Still, when Moufarrige told Abdullah that he had visited Anna Wintour in her office at Vogue and that he had her support for the Lohan decision, Abdullah didn’t mind having an important editor on his side.

Anyway, Wintour says she never O.K.’d the Lohan idea, which in any case was a fait accompli when Moufarrige arrived at her office. What she told him, she said, was that she was strongly opposed to it.

Moufarrige, who resigned in December, doesn’t accept that the erupting howls in the press hurt Ungaro or that he was responsible. Instead he blames Estrella Archs. “Lindsay, poor thing, didn’t have much to do with the collection,” he said. “But we had so much noise.”

Well, that’s almost the whole sad story. In May, Abdullah hired the designer Giles Deacon. He had also put Marie Fournier, a longtime operations executive at Ungaro, in charge of the business. Reaction to the choice of Deacon, who received a small equity stake in the company and who will show his first collection in October, was positive. The company was almost like a startup, Abdullah said, not displeased; he felt that Deacon would finally be able to provide creative leadership. However, Ron Frasch of Saks pointed out that the luxury industry has emerged from the economic crisis leaner and fiercely competitive. Even the most seasoned professionals now find themselves in a new wilderness. How would Ungaro be able to catch up? And do women want those kind of femme fatale clothes again? Frasch also questioned whether Fournier was the right person for the job. “I truly respect her, but she doesn’t have the background to rebuild a brand,” Frasch said. “You need a Ralph Toledano type who understands all the steps. While the brand has extraordinary heritage, I think the jury is out.”

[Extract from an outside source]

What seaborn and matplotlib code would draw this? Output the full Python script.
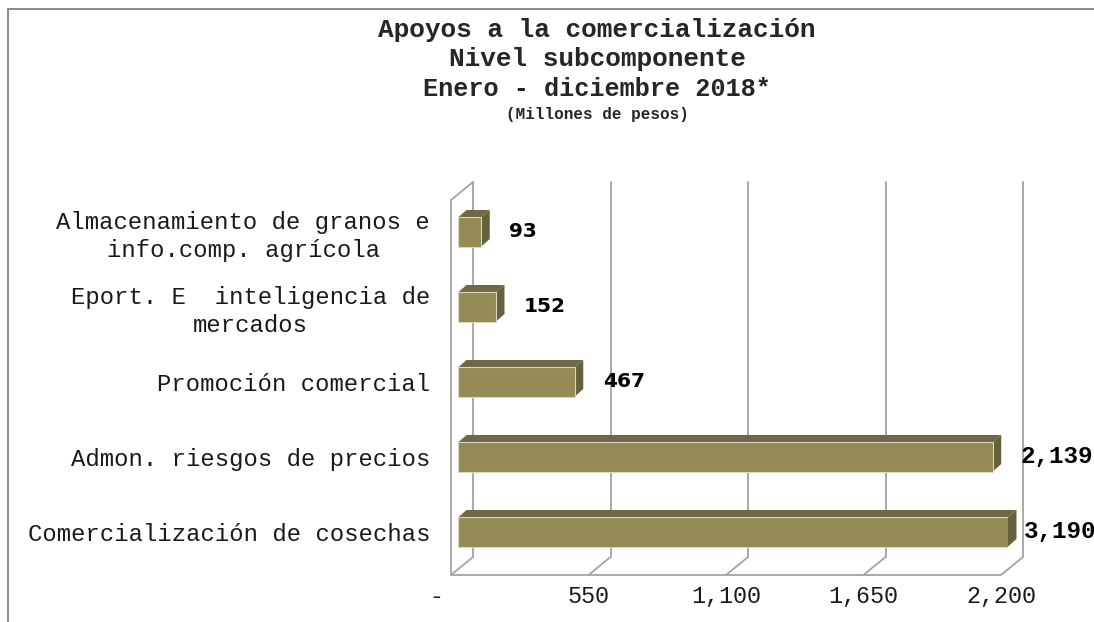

I asked the chief executive of a prominent French fashion house if he thought Abdullah could succeed at Ungaro, and he said no.

“But Abdullah is a smart guy,” I protested, pointing to Silicon Valley. “Listen,” the executive said, “I think I’m smart, but if I were running an airplane company, do you think I could make smart decisions? What people see from the outside is the irrational part of fashion. But on the inside you have to be extremely rigorous to reduce that to a minimum. Otherwise it becomes what Ungaro is — total irrationality and emotion.”

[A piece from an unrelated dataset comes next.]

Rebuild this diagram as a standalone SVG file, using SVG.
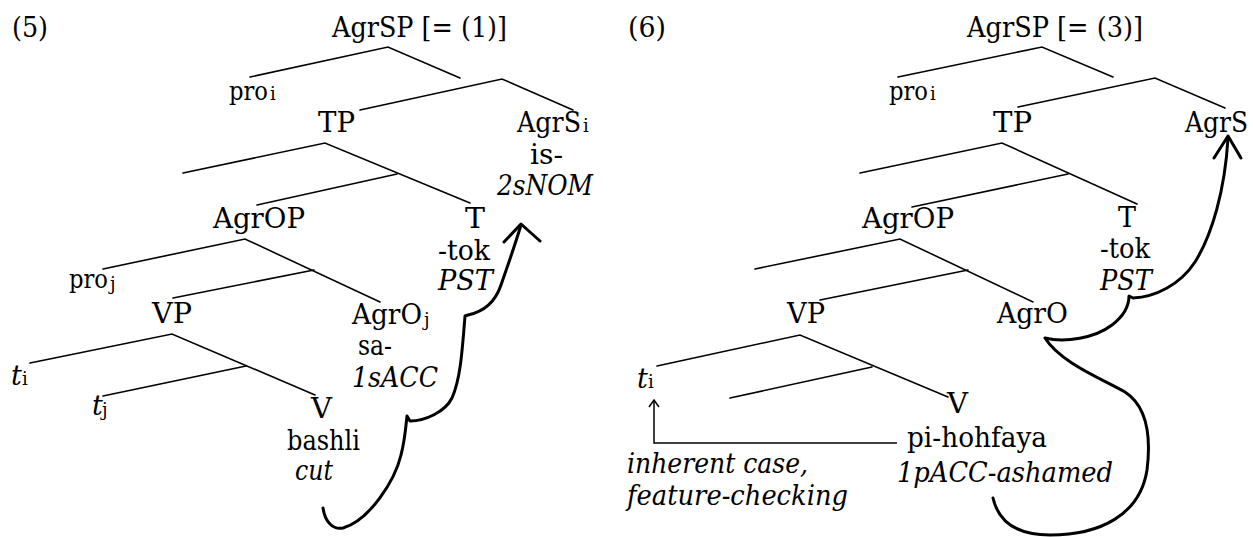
<svg xmlns="http://www.w3.org/2000/svg" width="1253" height="537" viewBox="0 0 1253 537" font-family="DejaVu Serif, Liberation Serif, serif">
<style>
text{font-size:27px;fill:#000}
.it{font-style:italic}
.sub{font-size:18px;font-style:normal}
.pro{font-size:26px}
.br{stroke:#000;stroke-width:1.6;fill:none;stroke-linecap:round}
.mv{stroke:#000;stroke-width:3;fill:none;stroke-linecap:round;stroke-linejoin:round}
.thin{stroke:#000;stroke-width:1.5;fill:none}
</style>
<rect width="1253" height="537" fill="#fff"/>
<g id="labels">
<text x="12" y="37" textLength="36" lengthAdjust="spacingAndGlyphs">(5)</text>
<text x="628" y="37" textLength="38" lengthAdjust="spacingAndGlyphs">(6)</text>
</g>
<g id="tree5">
<g id="n5-agrsp"><text x="332" y="37" textLength="175" lengthAdjust="spacingAndGlyphs">AgrSP [= (1)]</text></g>
<g id="n5-proi"><text x="229" y="100" class="pro" textLength="39" lengthAdjust="spacingAndGlyphs">pro</text><text x="270" y="100" class="sub">i</text></g>
<g id="n5-tp"><text x="318" y="132" textLength="37" lengthAdjust="spacingAndGlyphs">TP</text></g>
<g id="n5-agrs"><text x="517" y="132" textLength="64" lengthAdjust="spacingAndGlyphs">AgrS</text><text x="583" y="132" class="sub">i</text><text x="530" y="164" textLength="33" lengthAdjust="spacingAndGlyphs">is-</text><text x="497" y="195" class="it" textLength="96" lengthAdjust="spacingAndGlyphs">2sNOM</text></g>
<g id="n5-agrop"><text x="213" y="228" textLength="92" lengthAdjust="spacingAndGlyphs">AgrOP</text></g>
<g id="n5-t"><text x="465" y="228" textLength="20" lengthAdjust="spacingAndGlyphs">T</text><text x="438" y="260" textLength="52" lengthAdjust="spacingAndGlyphs">-tok</text><text x="438" y="290" class="it" textLength="55" lengthAdjust="spacingAndGlyphs">PST</text></g>
<g id="n5-proj"><text x="69" y="288" class="pro" textLength="39" lengthAdjust="spacingAndGlyphs">pro</text><text x="110" y="290" class="sub">j</text></g>
<g id="n5-vp"><text x="152" y="323" textLength="40" lengthAdjust="spacingAndGlyphs">VP</text></g>
<g id="n5-agro"><text x="352" y="324" textLength="70" lengthAdjust="spacingAndGlyphs">AgrO</text><text x="424" y="326" class="sub">j</text><text x="358" y="355" textLength="34" lengthAdjust="spacingAndGlyphs">sa-</text><text x="352" y="387" class="it" textLength="86" lengthAdjust="spacingAndGlyphs">1sACC</text></g>
<g id="n5-ti"><text x="11" y="385" class="it">t</text><text x="22" y="385" class="sub">i</text></g>
<g id="n5-tj"><text x="92" y="415" class="it">t</text><text x="102" y="416" class="sub">j</text></g>
<g id="n5-v"><text x="311" y="418" textLength="21" lengthAdjust="spacingAndGlyphs">V</text><text x="287" y="450" textLength="73" lengthAdjust="spacingAndGlyphs">bashli</text><text x="295" y="480" class="it" textLength="38" lengthAdjust="spacingAndGlyphs">cut</text></g>
</g>
<g id="tree6">
<g id="n6-agrsp"><text x="967" y="37" textLength="176" lengthAdjust="spacingAndGlyphs">AgrSP [= (3)]</text></g>
<g id="n6-proi"><text x="889" y="100" class="pro" textLength="39" lengthAdjust="spacingAndGlyphs">pro</text><text x="930" y="100" class="sub">i</text></g>
<g id="n6-tp"><text x="993" y="132" textLength="39" lengthAdjust="spacingAndGlyphs">TP</text></g>
<g id="n6-agrs"><text x="1185" y="132" textLength="63" lengthAdjust="spacingAndGlyphs">AgrS</text></g>
<g id="n6-agrop"><text x="862" y="228" textLength="92" lengthAdjust="spacingAndGlyphs">AgrOP</text></g>
<g id="n6-t"><text x="1118" y="227" textLength="18" lengthAdjust="spacingAndGlyphs">T</text><text x="1100" y="258" textLength="50" lengthAdjust="spacingAndGlyphs">-tok</text><text x="1100" y="290" class="it" textLength="52" lengthAdjust="spacingAndGlyphs">PST</text></g>
<g id="n6-vp"><text x="787" y="323" textLength="38" lengthAdjust="spacingAndGlyphs">VP</text></g>
<g id="n6-agro"><text x="997" y="323" textLength="71" lengthAdjust="spacingAndGlyphs">AgrO</text></g>
<g id="n6-ti"><text x="637" y="388" class="it">t</text><text x="648" y="388" class="sub">i</text></g>
<g id="n6-v"><text x="947" y="413" textLength="21" lengthAdjust="spacingAndGlyphs">V</text><text x="907" y="447" textLength="140" lengthAdjust="spacingAndGlyphs">pi-hohfaya</text><text x="897" y="482" class="it" textLength="216" lengthAdjust="spacingAndGlyphs">1pACC-ashamed</text></g>
<g id="n6-note"><text x="627" y="473" class="it" textLength="181" lengthAdjust="spacingAndGlyphs">inherent case,</text><text x="627" y="505" class="it" textLength="221" lengthAdjust="spacingAndGlyphs">feature-checking</text></g>
</g>
<g id="connectors">
<path class="br" d="M250,77 L388,47 L460,78"/>
<path class="br" d="M360,110 L502,79 L573,110"/>
<path class="br" d="M183,173 L325,143 L470,203"/>
<path class="br" d="M257,205 L397,174"/>
<path class="br" d="M103,269 L245,239 L380,302"/>
<path class="br" d="M173,298 L314,270"/>
<path class="br" d="M30,363 L172,334 L315,395"/>
<path class="br" d="M103,396 L246,366"/>
<path class="mv" d="M323,508 C325,522 333,530 343,528 C370,520 395,480 401,455 C405,440 406,425 407,416 L410,421 C425,421 445,412 452,398 C460,380 462,355 465,316 L468,315 C482,312 495,303 501,285 C508,265 515,245 521,225"/>
<path class="mv" d="M504,242 L521,224 L540,241"/>
<path class="br" d="M898,77 L1042,47 L1113,77"/>
<path class="br" d="M1018,107 L1155,78 L1225,108"/>
<path class="br" d="M860,173 L1002,143 L1137,204"/>
<path class="br" d="M912,207 L1068,174"/>
<path class="br" d="M755,269 L900,239 L1033,302"/>
<path class="br" d="M820,300 L968,270"/>
<path class="br" d="M657,366 L800,335 L948,397"/>
<path class="br" d="M730,398 L872,367"/>
<path class="thin" d="M897,443 L654,443 L654,401"/>
<path class="thin" d="M649,407 L654,400 L659,407"/>
<path class="mv" d="M993,498 C998,520 1015,535 1050,535 C1100,535 1140,515 1147,470 C1152,430 1145,405 1125,392 C1100,378 1060,362 1045,338 C1065,343 1095,338 1112,325 C1125,315 1129,305 1129,296 L1133,298 C1155,297 1180,285 1195,262 C1212,235 1225,190 1228,138"/>
<path class="mv" d="M1214,158 L1228,136 L1241,158"/>
</g>
</svg>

“So what should Abdullah do?” I said.

“Give the company to someone for one euro and go and enjoy his life.”

Abdullah probably wouldn’t do that. Too much pride. Besides, he finally has a handle on fashion. “I think my instincts are a bit more developed than they were five years ago,” he said. But then a few minutes later his mood changed, and he added, “It’s just that everything is so public. This isn’t me running a grocery store that’s going out of business. You start to lose confidence in yourself. At least I feel I’ve tried. I’ve been open to ideas. And that’s what bothers me. I was 40 years old and sitting on top of the world. Here I am, 47 and thinking, What else could I have done the last six years of my life? Not necessarily in terms of business, but maybe there was a more productive path I could have taken. I brood a lot,” he said. “I worry about this company every second of my life. I haven’t talked to my kids in four days. I’ve hardly talked to my wife. I’m brooding.” He laughed, to let me know he wasn’t as crazy as all that.

When I told his wife word for word what he had said, Isha let out a sigh. “I hate the fact that he is second-guessing himself,” she said. “Because, believe me, as his wife who has a simple faith in him, he’s one of the smartest people I’ve ever come across, and I’m surrounded by the best brains. Asim should never have to second-guess himself.

“Yes,” she added, “he’s missing his family and we’re missing him.”